The distance between two codeword [math]\displaystyle{ y_1 }[/math] and [math]\displaystyle{ y_2 }[/math], denoted by [math]\displaystyle{ d(y_1,y_2) }[/math], is defined as the Hamming distance between them. Formally, [math]\displaystyle{ d(y_1,y_2)=\|y_1-y_2\|_1=\sum_{i=1}^n|y_1(i)-y_2(i)| }[/math]. The distance of a code [math]\displaystyle{ C }[/math] is the minimum distance between any two codewords. Formally, [math]\displaystyle{ d=\min_{x_1,x_2\in \{0,1\}^k\atop x_1\neq x_2}d(C(x_1),C(x_2)) }[/math].
Usually we want to make both the code rate [math]\displaystyle{ r }[/math] and the code distance [math]\displaystyle{ d }[/math] as large as possible, because a larger rate means that the amount of actual message per transmitted bit is high, and a larger distance allows for more error correction and detection.

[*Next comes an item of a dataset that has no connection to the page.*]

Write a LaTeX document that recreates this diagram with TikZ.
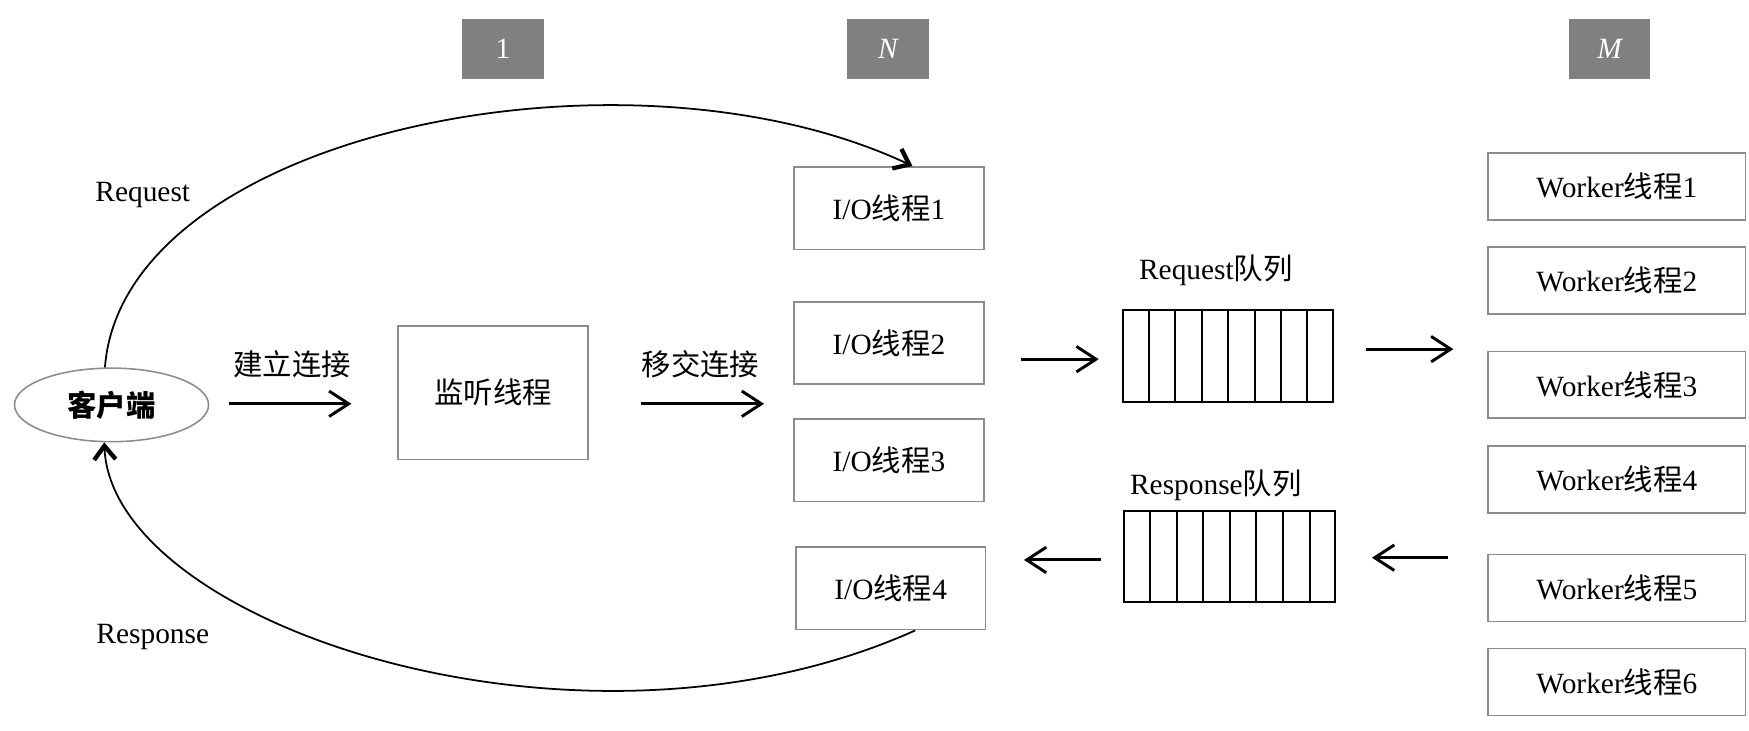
\documentclass[tikz,border=0pt]{standalone}
\usepackage{fontspec}
\setmainfont{Liberation Serif}
\newfontfamily\cjk{Noto Sans CJK SC}
\usetikzlibrary{arrows.meta,shapes.geometric,calc}
\definecolor{tagGray}{HTML}{808080}
\definecolor{boxGray}{HTML}{8C8C8C}
\begin{document}
\begin{tikzpicture}[x=0.02cm,y=-0.02cm,
  every node/.style={font=\fontsize{15pt}{18pt}\selectfont},
  tag/.style={fill=tagGray,text=white,minimum width=1.46cm,minimum height=1.08cm,inner sep=0pt},
  box/.style={draw=boxGray,line width=0.8pt,minimum width=3.4cm,minimum height=1.48cm,inner sep=0pt},
  wbox/.style={draw=boxGray,line width=0.8pt,minimum width=4.62cm,minimum height=1.2cm,inner sep=0pt},
  arr/.style={line width=1.5pt,-{Straight Barb[length=10pt,width=13pt,line width=1.5pt]}},
  curve/.style={line width=0.9pt,-{Straight Barb[length=7pt,width=11pt,line width=2.2pt]}},
  queue/.style={draw=black,line width=1pt},
  lbl/.style={inner sep=0pt}]
\useasboundingbox (0,0) rectangle (1568,655);
% tags
\node[tag] (t1) at (451,44) {1};
\node[tag] (tN) at (796,44) {\itshape N};
\node[tag] (tM) at (1443,44) {\itshape M};
% client
\node[draw=boxGray,line width=0.8pt,ellipse,minimum width=3.48cm,minimum height=1.32cm,inner sep=0pt] (client) at (100,363) {\cjk\bfseries 客户端};
% listener
\node[box,minimum width=3.4cm,minimum height=2.4cm] (listen) at (442,352) {\cjk 监听线程};
% io boxes
\node[box] (io1) at (797,186.5) {I/O{\cjk 线程}1};
\node[box] (io2) at (797,307.5) {I/O{\cjk 线程}2};
\node[box] (io3) at (797,412.5) {I/O{\cjk 线程}3};
\node[box] (io4) at (798.5,527.5) {I/O{\cjk 线程}4};
% workers
\node[wbox] (w1) at (1449.5,167) {Worker{\cjk 线程}1};
\node[wbox] (w2) at (1449.5,251.5) {Worker{\cjk 线程}2};
\node[wbox] (w3) at (1449.5,345) {Worker{\cjk 线程}3};
\node[wbox] (w4) at (1449.5,430) {Worker{\cjk 线程}4};
\node[wbox] (w5) at (1449.5,527) {Worker{\cjk 线程}5};
\node[wbox] (w6) at (1449.5,611.5) {Worker{\cjk 线程}6};
% queues
\node[queue,minimum width=3.76cm,minimum height=1.64cm,inner sep=0pt] (rq) at (1101,319) {};
\foreach \i in {1,...,7} {\draw[line width=1pt] ($(rq.north west)!\i/8!(rq.north east)$) -- ($(rq.south west)!\i/8!(rq.south east)$);}
\node[queue,minimum width=3.78cm,minimum height=1.64cm,inner sep=0pt] (sq) at (1102.5,499) {};
\foreach \i in {1,...,7} {\draw[line width=1pt] ($(sq.north west)!\i/8!(sq.north east)$) -- ($(sq.south west)!\i/8!(sq.south east)$);}
\node[lbl] (rql) at (1090,242) {Request{\cjk 队列}};
\node[lbl] (sql) at (1090,435) {Response{\cjk 队列}};
% labels
\node[lbl] (reqlbl) at (128,175) {Request};
\node[lbl] (reslbl) at (137,571) {Response};
\node[lbl] (conn) at (262,327) {\cjk 建立连接};
\node[lbl] (hand) at (628,327) {\cjk 移交连接};
% straight arrows
\coordinate (a1s) at (205,362); \coordinate (a1e) at (315,362);
\coordinate (a2s) at (575,362); \coordinate (a2e) at (685,362);
\coordinate (a3s) at (915,322); \coordinate (a3e) at (985,322);
\coordinate (a4s) at (1225,313); \coordinate (a4e) at (1303,313);
\coordinate (a5s) at (1298,500); \coordinate (a5e) at (1230,500);
\coordinate (a6s) at (987,502); \coordinate (a6e) at (918,502);
\draw[arr] (a1s) -- (a1e);
\draw[arr] (a2s) -- (a2e);
\draw[arr] (a3s) -- (a3e);
\draw[arr] (a4s) -- (a4e);
\draw[arr] (a5s) -- (a5e);
\draw[arr] (a6s) -- (a6e);
% curves
\draw[curve] (client.100) .. controls (110,120) and (560,28) .. ([xshift=0.42cm]io1.north);
\draw[curve] ([xshift=0.44cm]io4.south) .. controls (520,700) and (100,560) .. (client.259);
\end{tikzpicture}
\end{document}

- Use the probabilistic method to prove that there exists a boolean code [math]\displaystyle{ C:\{0,1\}^k\rightarrow\{0,1\}^n }[/math] of code rate [math]\displaystyle{ r }[/math] and distance [math]\displaystyle{ \left(\frac{1}{2}-\Theta\left(\sqrt{r}\right)\right)n }[/math]. Try to optimize the constant in [math]\displaystyle{ \Theta(\cdot) }[/math].
- Prove a similar result for linear boolean codes.